* [What you need to do] Copy nothing but the text: repeat each entry exactly and drop the images.

======== Material provided

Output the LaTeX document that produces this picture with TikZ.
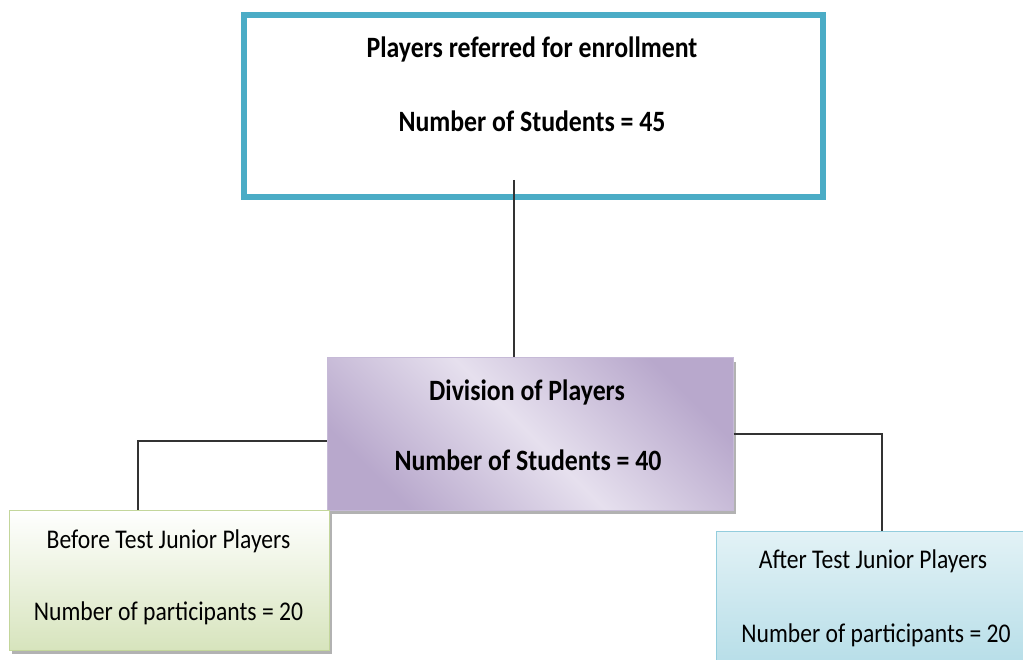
\documentclass[tikz,border=0pt]{standalone}
\usepackage{fontspec}
\setmainfont{Carlito}[FakeStretch=0.875]
\usetikzlibrary{shadows}
\definecolor{tealline}{HTML}{4BACC6}
\definecolor{lilacdark}{HTML}{B8A8CC}
\definecolor{lilaclight}{HTML}{E6E0EE}
\definecolor{lilacline}{HTML}{C6BAD7}
\definecolor{greenfill}{HTML}{D7E4BD}
\definecolor{greenline}{HTML}{C3D69B}
\definecolor{bluefill}{HTML}{B7DEE8}
\definecolor{blueline}{HTML}{93CDDD}

\begin{document}
\begin{tikzpicture}[x=1pt,y=-1pt,
    box/.style={rectangle,inner sep=0pt},
    txt/.style={anchor=base,font=\fontsize{27}{32}\selectfont},
    boldtxt/.style={anchor=base,font=\fontsize{29.5}{35}\selectfont\bfseries},
    link/.style={draw=black!80,line width=1.5pt},
    boxshadow/.style={drop shadow={shadow xshift=3pt,shadow yshift=-4pt,fill=black!30,opacity=1}}]
    \useasboundingbox (0,0) rectangle (1023,660);

    % boxes
    \node[box,draw=tealline,line width=6pt,minimum width=579pt,minimum height=182pt] (enrol) at (533.5,106) {};
    \node[box,boxshadow,draw=lilacline,line width=1pt,left color=lilacdark,right color=lilacdark,middle color=lilaclight,shading angle=135,minimum width=406pt,minimum height=152pt] (division) at (530,434) {};
    \node[box,boxshadow,draw=greenline,line width=1pt,top color=white,bottom color=greenfill,minimum width=320pt,minimum height=140pt] (before) at (169,580) {};
    \node[box,boxshadow,draw=blueline,line width=1pt,top color=bluefill!40,bottom color=bluefill,minimum width=318pt,minimum height=134pt] (after) at (875,598) {};

    % texts
    \node[boldtxt] (enrolA) at (532,58) {Players referred for enrollment};
    \node[boldtxt] (enrolB) at (532,132) {Number of Students = 45};
    \node[boldtxt] (divisionA) at (527,400) {Division of Players};
    \node[boldtxt] (divisionB) at (528,470) {Number of Students = 40};
    \node[txt] (beforeA) at (168.5,548) {Before Test Junior Players};
    \node[txt] (beforeB) at (168.5,620) {Number of participants = 20};
    \node[txt] (afterA) at (873,568) {After Test Junior Players};
    \node[txt] (afterB) at (876,642) {Number of participants = 20};

    % connectors
    \coordinate (stem) at (514,180);
    \draw[link] (stem) -- (stem |- division.north);
    \draw[link] ([yshift=-7pt]division.west) -| ([xshift=-31pt]before.north);
    \draw[link] (division.east) -| ([xshift=7pt]after.north);
\end{tikzpicture}
\end{document}
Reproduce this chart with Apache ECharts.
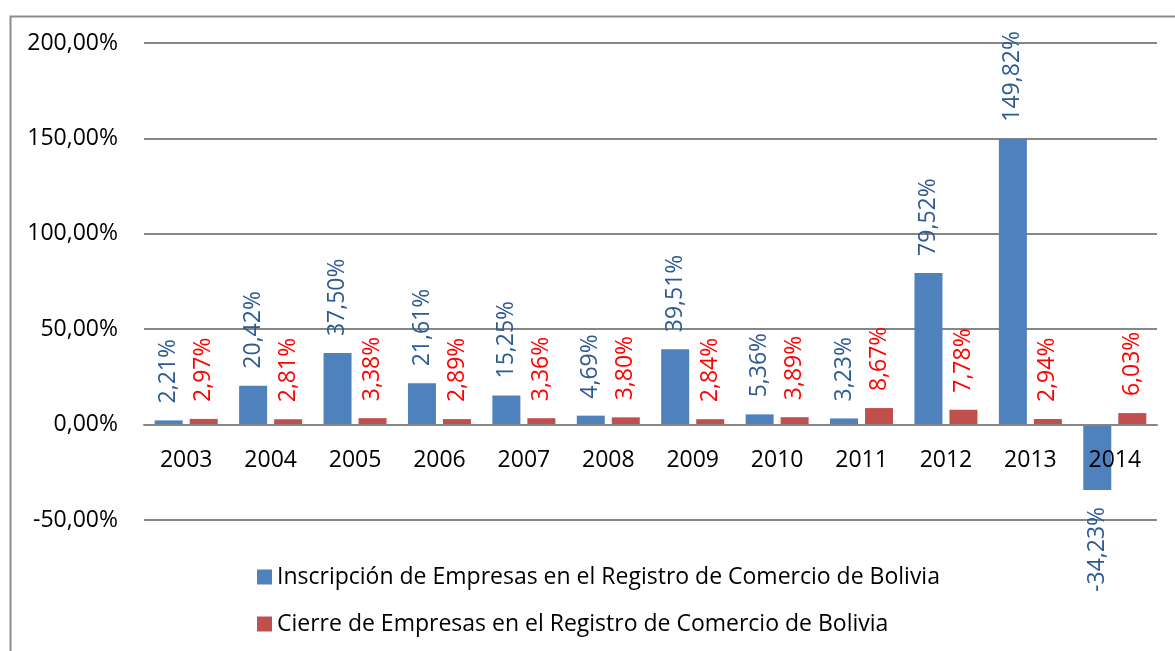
<!DOCTYPE html>
<html>
<head>
<meta charset="utf-8">
<script src="https://cdn.jsdelivr.net/npm/echarts@6/dist/echarts.min.js"></script>
<style>
  html, body { margin: 0; padding: 0; background: #fff; }
  #chart { width: 1175px; height: 651px; }
</style>
</head>
<body>
<div id="chart"></div>
<script>
const years = ['2003', '2004', '2005', '2006', '2007', '2008', '2009', '2010', '2011', '2012', '2013', '2014']
const inscripcion = [2.21, 20.42, 37.50, 21.61, 15.25, 4.69, 39.51, 5.36, 3.23, 79.52, 149.82, -34.23]
const cierre = [2.97, 2.81, 3.38, 2.89, 3.36, 3.80, 2.84, 3.89, 8.67, 7.78, 2.94, 6.03]
const seriesNames = [
  'Inscripción de Empresas en el Registro de Comercio de Bolivia',
  'Cierre de Empresas en el Registro de Comercio de Bolivia'
]

const fontFamily = '"Open Sans", "Liberation Sans", sans-serif'
const fontSize = 23

function pct(v) {
  return v.toFixed(2).replace('.', ',') + '%'
}

// etiquetas verticales encima (o debajo si es negativo)
function withLabels(values) {
  return values.map(v => ({
    value: v,
    label: v < 0
      ? { position: 'bottom', align: 'right' }
      : { position: 'top', align: 'left' }
  }))
}

function barSeries(name, values, barColor, labelColor) {
  return {
    name,
    type: 'bar',
    data: withLabels(values),
    barWidth: 28,
    barGap: '25%',
    itemStyle: { color: barColor },
    label: {
      show: true,
      rotate: 90,
      distance: 17,
      verticalAlign: 'middle',
      color: labelColor,
      fontSize,
      fontFamily,
      formatter: p => pct(p.value)
    }
  }
}

const chart = echarts.init(document.getElementById('chart'))

chart.setOption({
  animation: false,
  textStyle: { fontFamily },
  graphic: [{
    type: 'rect',
    left: 8,
    top: 14,
    shape: { width: 1200, height: 700 },
    style: { fill: 'none', stroke: '#8c8c8c', lineWidth: 2 },
    silent: true
  }],
  grid: {
    left: 144,
    right: 18,
    top: 43,
    bottom: 131
  },
  legend: {
    orient: 'vertical',
    left: 252,
    top: 557,
    icon: 'rect',
    itemWidth: 15,
    itemHeight: 15,
    itemGap: 17,
    selectedMode: false,
    textStyle: { fontSize, color: '#000', lineHeight: 30, fontFamily },
    data: seriesNames
  },
  xAxis: {
    type: 'category',
    data: years,
    z: 5,
    // eje de categorías sobre la línea del 0 (0 está 95 px por encima de -50)
    offset: -95,
    axisLine: { onZero: false, lineStyle: { color: '#868686', width: 2 } },
    axisTick: { show: false },
    axisLabel: { color: '#000', fontSize, margin: 24, fontFamily }
  },
  yAxis: {
    type: 'value',
    min: -50,
    max: 200,
    interval: 50,
    axisLine: { show: false },
    axisTick: { show: false },
    splitLine: { lineStyle: { color: '#868686', width: 2 } },
    axisLabel: {
      color: '#000',
      fontSize,
      margin: 26,
      fontFamily,
      formatter: v => pct(v)
    }
  },
  series: [
    barSeries(seriesNames[0], inscripcion, '#4F81BD', '#2C5A93'),
    barSeries(seriesNames[1], cierre, '#C0504D', '#FF0000')
  ]
})
</script>
</body>
</html>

================

* [Solution to this task]
Output the LaTeX document that produces this picture with TikZ.
\documentclass[tikz,border=0pt]{standalone}
\usepackage{fontspec}
\setmainfont{Carlito}[FakeStretch=0.875]
\usetikzlibrary{shadows}
\definecolor{tealline}{HTML}{4BACC6}
\definecolor{lilacdark}{HTML}{B8A8CC}
\definecolor{lilaclight}{HTML}{E6E0EE}
\definecolor{lilacline}{HTML}{C6BAD7}
\definecolor{greenfill}{HTML}{D7E4BD}
\definecolor{greenline}{HTML}{C3D69B}
\definecolor{bluefill}{HTML}{B7DEE8}
\definecolor{blueline}{HTML}{93CDDD}

\begin{document}
\begin{tikzpicture}[x=1pt,y=-1pt,
    box/.style={rectangle,inner sep=0pt},
    txt/.style={anchor=base,font=\fontsize{27}{32}\selectfont},
    boldtxt/.style={anchor=base,font=\fontsize{29.5}{35}\selectfont\bfseries},
    link/.style={draw=black!80,line width=1.5pt},
    boxshadow/.style={drop shadow={shadow xshift=3pt,shadow yshift=-4pt,fill=black!30,opacity=1}}]
    \useasboundingbox (0,0) rectangle (1023,660);

    % boxes
    \node[box,draw=tealline,line width=6pt,minimum width=579pt,minimum height=182pt] (enrol) at (533.5,106) {};
    \node[box,boxshadow,draw=lilacline,line width=1pt,left color=lilacdark,right color=lilacdark,middle color=lilaclight,shading angle=135,minimum width=406pt,minimum height=152pt] (division) at (530,434) {};
    \node[box,boxshadow,draw=greenline,line width=1pt,top color=white,bottom color=greenfill,minimum width=320pt,minimum height=140pt] (before) at (169,580) {};
    \node[box,boxshadow,draw=blueline,line width=1pt,top color=bluefill!40,bottom color=bluefill,minimum width=318pt,minimum height=134pt] (after) at (875,598) {};

    % texts
    \node[boldtxt] (enrolA) at (532,58) {Players referred for enrollment};
    \node[boldtxt] (enrolB) at (532,132) {Number of Students = 45};
    \node[boldtxt] (divisionA) at (527,400) {Division of Players};
    \node[boldtxt] (divisionB) at (528,470) {Number of Students = 40};
    \node[txt] (beforeA) at (168.5,548) {Before Test Junior Players};
    \node[txt] (beforeB) at (168.5,620) {Number of participants = 20};
    \node[txt] (afterA) at (873,568) {After Test Junior Players};
    \node[txt] (afterB) at (876,642) {Number of participants = 20};

    % connectors
    \coordinate (stem) at (514,180);
    \draw[link] (stem) -- (stem |- division.north);
    \draw[link] ([yshift=-7pt]division.west) -| ([xshift=-31pt]before.north);
    \draw[link] (division.east) -| ([xshift=7pt]after.north);
\end{tikzpicture}
\end{document}
Reproduce this chart with Apache ECharts.
<!DOCTYPE html>
<html>
<head>
<meta charset="utf-8">
<script src="https://cdn.jsdelivr.net/npm/echarts@6/dist/echarts.min.js"></script>
<style>
  html, body { margin: 0; padding: 0; background: #fff; }
  #chart { width: 1175px; height: 651px; }
</style>
</head>
<body>
<div id="chart"></div>
<script>
const years = ['2003', '2004', '2005', '2006', '2007', '2008', '2009', '2010', '2011', '2012', '2013', '2014']
const inscripcion = [2.21, 20.42, 37.50, 21.61, 15.25, 4.69, 39.51, 5.36, 3.23, 79.52, 149.82, -34.23]
const cierre = [2.97, 2.81, 3.38, 2.89, 3.36, 3.80, 2.84, 3.89, 8.67, 7.78, 2.94, 6.03]
const seriesNames = [
  'Inscripción de Empresas en el Registro de Comercio de Bolivia',
  'Cierre de Empresas en el Registro de Comercio de Bolivia'
]

const fontFamily = '"Open Sans", "Liberation Sans", sans-serif'
const fontSize = 23

function pct(v) {
  return v.toFixed(2).replace('.', ',') + '%'
}

// etiquetas verticales encima (o debajo si es negativo)
function withLabels(values) {
  return values.map(v => ({
    value: v,
    label: v < 0
      ? { position: 'bottom', align: 'right' }
      : { position: 'top', align: 'left' }
  }))
}

function barSeries(name, values, barColor, labelColor) {
  return {
    name,
    type: 'bar',
    data: withLabels(values),
    barWidth: 28,
    barGap: '25%',
    itemStyle: { color: barColor },
    label: {
      show: true,
      rotate: 90,
      distance: 17,
      verticalAlign: 'middle',
      color: labelColor,
      fontSize,
      fontFamily,
      formatter: p => pct(p.value)
    }
  }
}

const chart = echarts.init(document.getElementById('chart'))

chart.setOption({
  animation: false,
  textStyle: { fontFamily },
  graphic: [{
    type: 'rect',
    left: 8,
    top: 14,
    shape: { width: 1200, height: 700 },
    style: { fill: 'none', stroke: '#8c8c8c', lineWidth: 2 },
    silent: true
  }],
  grid: {
    left: 144,
    right: 18,
    top: 43,
    bottom: 131
  },
  legend: {
    orient: 'vertical',
    left: 252,
    top: 557,
    icon: 'rect',
    itemWidth: 15,
    itemHeight: 15,
    itemGap: 17,
    selectedMode: false,
    textStyle: { fontSize, color: '#000', lineHeight: 30, fontFamily },
    data: seriesNames
  },
  xAxis: {
    type: 'category',
    data: years,
    z: 5,
    // eje de categorías sobre la línea del 0 (0 está 95 px por encima de -50)
    offset: -95,
    axisLine: { onZero: false, lineStyle: { color: '#868686', width: 2 } },
    axisTick: { show: false },
    axisLabel: { color: '#000', fontSize, margin: 24, fontFamily }
  },
  yAxis: {
    type: 'value',
    min: -50,
    max: 200,
    interval: 50,
    axisLine: { show: false },
    axisTick: { show: false },
    splitLine: { lineStyle: { color: '#868686', width: 2 } },
    axisLabel: {
      color: '#000',
      fontSize,
      margin: 26,
      fontFamily,
      formatter: v => pct(v)
    }
  },
  series: [
    barSeries(seriesNames[0], inscripcion, '#4F81BD', '#2C5A93'),
    barSeries(seriesNames[1], cierre, '#C0504D', '#FF0000')
  ]
})
</script>
</body>
</html>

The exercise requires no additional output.